Disclaimer: I work on Vortex, so a lot of these questions about "what is the point of building a new format" are things that I have grappled with myself.

vouwfietsman 3 hours ago | parent | next [-]

> DuckDB wouldn't really know what to do with a

Sure it would, you can attach a multi-table sqlite database in duckdb

> that does not mean just because it came first

I agree with most of your points, I am not stating my opinion but my observations. I am the target audience here, I want to use this, but I don't really care too much about the file format itself, at least not as much as I care about the data inside.

That means access, which means compatibility with my tooling.

Compatibility is hard to beat.

This is the concorde of file formats.

aduffy 3 hours ago | parent [-]

That is fair.

FWIW I think if you are just doing pure analytics and nothing else, Parquet will probably continue to do the job for you just fine, and you don't need to touch your workloads at all.

These new formats I think will find a niche where people aren't just running Spark jobs, but doing lots of systems building over large tables.
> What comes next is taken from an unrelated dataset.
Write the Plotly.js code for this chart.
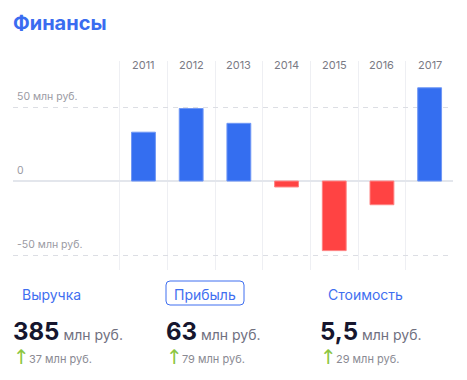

If you're building a PB-scale data warehouse, you care a lot about the file format b/c it is a big factor in your performance curve, and you're willing to ship new experimental codecs in response to new datatypes you want to support that the system wasn't originally designed for, or you want to use a newly invented compressor.

sanderjd 2 hours ago | parent | prev | next [-]

Yeah that point about "random access is not the point of columnar formats" fell flat for me for this same reason. Almost since the first day I started using columnar data, I've been interested in solutions that strike this balance between batch and random access. This comes up all the time (in my experience) in data science / ML, where we have use cases for both access patterns against the same data.

So I'm with you, I'm very unconvinced that parquet (and the various things that are parquet or essentially-parquet under the hood) are the end of the line here.

JadeNB an hour ago | parent | prev [-]

> > Parquet is unfortunately very good just by virtue of being first, and so widely supported

> IMO that is not how technology works. It is great that Parquet is so good at a lot of things, but that does not mean just because it came first that it deserves to be the only analytic file format forever.

I think you and vouwfietsman (https://news.ycombinator.com/item?id=48649412) are actually saying the same thing in different words—I think their "unfortunately" means "it is unfortunate that, by virtue of coming first, this now has a support lead that will make it difficult for anyone else to catch up."

qurren 21 minutes ago | parent | prev | next [-]

> my main gripe with parquet (single table per file) is not even addressed

I consider that simplicity to be a feature, not a shortcoming.

I just tar a bunch of parquets if I need multiple tables. It is beautifully simple and easy to read in any language with its tar and parquet libraries.

saulpw 2 hours ago | parent | prev | next [-]

> Also, my main gripe with parquet (single table per file) is not even addressed, so, also the name is a bit hyped up.

When I was working with parquet, I imagined a .parquetz file format which was just a zip file containing any number of uncompressed parquet files. So you could sling multiple tables around in a single file, and still use range requests to access them.

mschuster91 3 hours ago | parent | prev [-]

>Not sure why this got so many upvotes, also the landing page is not great

Frankly it's a change from the usual ChatGPT generated slop that most landing pages are these days.